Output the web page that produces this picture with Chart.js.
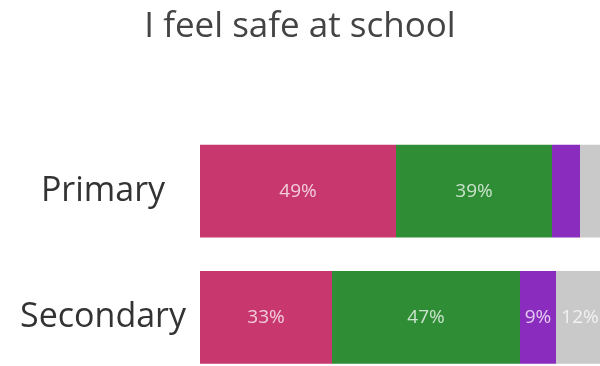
<!DOCTYPE html>
<html>
<head>
<meta charset="utf-8">
<script src="https://cdn.jsdelivr.net/npm/chart.js@4/dist/chart.umd.min.js"></script>
<style>
  html, body { margin: 0; padding: 0; background: #fff; overflow: hidden; }
</style>
</head>
<body>
<canvas id="chart" width="600" height="407"></canvas>
<script>
const categories = ['Primary', 'Secondary'];
const seriesNames = ['Strongly agree', 'Agree', 'Disagree', 'Strongly disagree'];
const stronglyAgree = [49, 33];
const agree = [39, 47];
const disagree = [7, 9];
const stronglyDisagree = [5, 12];

const colors = ['#c8386e', '#2f8d35', '#8a2dbf', '#c9c9c9'];
const FONT = '"Open Sans", "Noto Sans", sans-serif';

// percentage text inside each segment, skipped when the segment is too thin
const segmentLabels = {
  id: 'segmentLabels',
  afterDatasetsDraw(chart) {
    const ctx = chart.ctx;
    ctx.save();
    ctx.font = '19px ' + FONT;
    ctx.fillStyle = 'rgba(255,255,255,0.75)';
    ctx.textAlign = 'center';
    ctx.textBaseline = 'middle';
    chart.data.datasets.forEach((ds, i) => {
      const meta = chart.getDatasetMeta(i);
      meta.data.forEach((bar, j) => {
        const v = ds.data[j];
        if (v < 8) return;
        const p = bar.getProps(['x', 'y', 'base'], true);
        ctx.fillText(v + '%', (p.x + p.base) / 2, p.y);
      });
    });
    ctx.restore();
  }
};

const datasets = [stronglyAgree, agree, disagree, stronglyDisagree].map((data, i) => ({
  label: seriesNames[i],
  data: data,
  backgroundColor: colors[i],
  borderWidth: 0,
  barPercentage: 0.735,
  categoryPercentage: 1
}));

new Chart(document.getElementById('chart'), {
  type: 'bar',
  data: { labels: categories, datasets: datasets },
  plugins: [segmentLabels],
  options: {
    indexAxis: 'y',
    responsive: false,
    animation: false,
    layout: { padding: 0 },
    scales: {
      x: {
        stacked: true,
        min: 0,
        max: 100,
        display: false
      },
      y: {
        stacked: true,
        grid: { display: false },
        border: { display: false },
        ticks: {
          color: '#333',
          padding: 6,
          crossAlign: 'center',
          font: { family: FONT, size: 34 }
        },
        afterFit(scale) { scale.width = 200; }
      }
    },
    plugins: {
      legend: { display: false },
      tooltip: { enabled: false },
      title: {
        display: true,
        text: 'I feel safe at school',
        color: '#444',
        font: { family: FONT, size: 35, weight: 'normal', lineHeight: 1.2 },
        padding: { top: 6, bottom: 80 }
      }
    }
  }
});
</script>
</body>
</html>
━━━━
▸ **To do**: Copy out the data above exactly, except the pictures.

▸ **Finished answer**:
Output the web page that produces this picture with Chart.js.
<!DOCTYPE html>
<html>
<head>
<meta charset="utf-8">
<script src="https://cdn.jsdelivr.net/npm/chart.js@4/dist/chart.umd.min.js"></script>
<style>
  html, body { margin: 0; padding: 0; background: #fff; overflow: hidden; }
</style>
</head>
<body>
<canvas id="chart" width="600" height="407"></canvas>
<script>
const categories = ['Primary', 'Secondary'];
const seriesNames = ['Strongly agree', 'Agree', 'Disagree', 'Strongly disagree'];
const stronglyAgree = [49, 33];
const agree = [39, 47];
const disagree = [7, 9];
const stronglyDisagree = [5, 12];

const colors = ['#c8386e', '#2f8d35', '#8a2dbf', '#c9c9c9'];
const FONT = '"Open Sans", "Noto Sans", sans-serif';

// percentage text inside each segment, skipped when the segment is too thin
const segmentLabels = {
  id: 'segmentLabels',
  afterDatasetsDraw(chart) {
    const ctx = chart.ctx;
    ctx.save();
    ctx.font = '19px ' + FONT;
    ctx.fillStyle = 'rgba(255,255,255,0.75)';
    ctx.textAlign = 'center';
    ctx.textBaseline = 'middle';
    chart.data.datasets.forEach((ds, i) => {
      const meta = chart.getDatasetMeta(i);
      meta.data.forEach((bar, j) => {
        const v = ds.data[j];
        if (v < 8) return;
        const p = bar.getProps(['x', 'y', 'base'], true);
        ctx.fillText(v + '%', (p.x + p.base) / 2, p.y);
      });
    });
    ctx.restore();
  }
};

const datasets = [stronglyAgree, agree, disagree, stronglyDisagree].map((data, i) => ({
  label: seriesNames[i],
  data: data,
  backgroundColor: colors[i],
  borderWidth: 0,
  barPercentage: 0.735,
  categoryPercentage: 1
}));

new Chart(document.getElementById('chart'), {
  type: 'bar',
  data: { labels: categories, datasets: datasets },
  plugins: [segmentLabels],
  options: {
    indexAxis: 'y',
    responsive: false,
    animation: false,
    layout: { padding: 0 },
    scales: {
      x: {
        stacked: true,
        min: 0,
        max: 100,
        display: false
      },
      y: {
        stacked: true,
        grid: { display: false },
        border: { display: false },
        ticks: {
          color: '#333',
          padding: 6,
          crossAlign: 'center',
          font: { family: FONT, size: 34 }
        },
        afterFit(scale) { scale.width = 200; }
      }
    },
    plugins: {
      legend: { display: false },
      tooltip: { enabled: false },
      title: {
        display: true,
        text: 'I feel safe at school',
        color: '#444',
        font: { family: FONT, size: 35, weight: 'normal', lineHeight: 1.2 },
        padding: { top: 6, bottom: 80 }
      }
    }
  }
});
</script>
</body>
</html>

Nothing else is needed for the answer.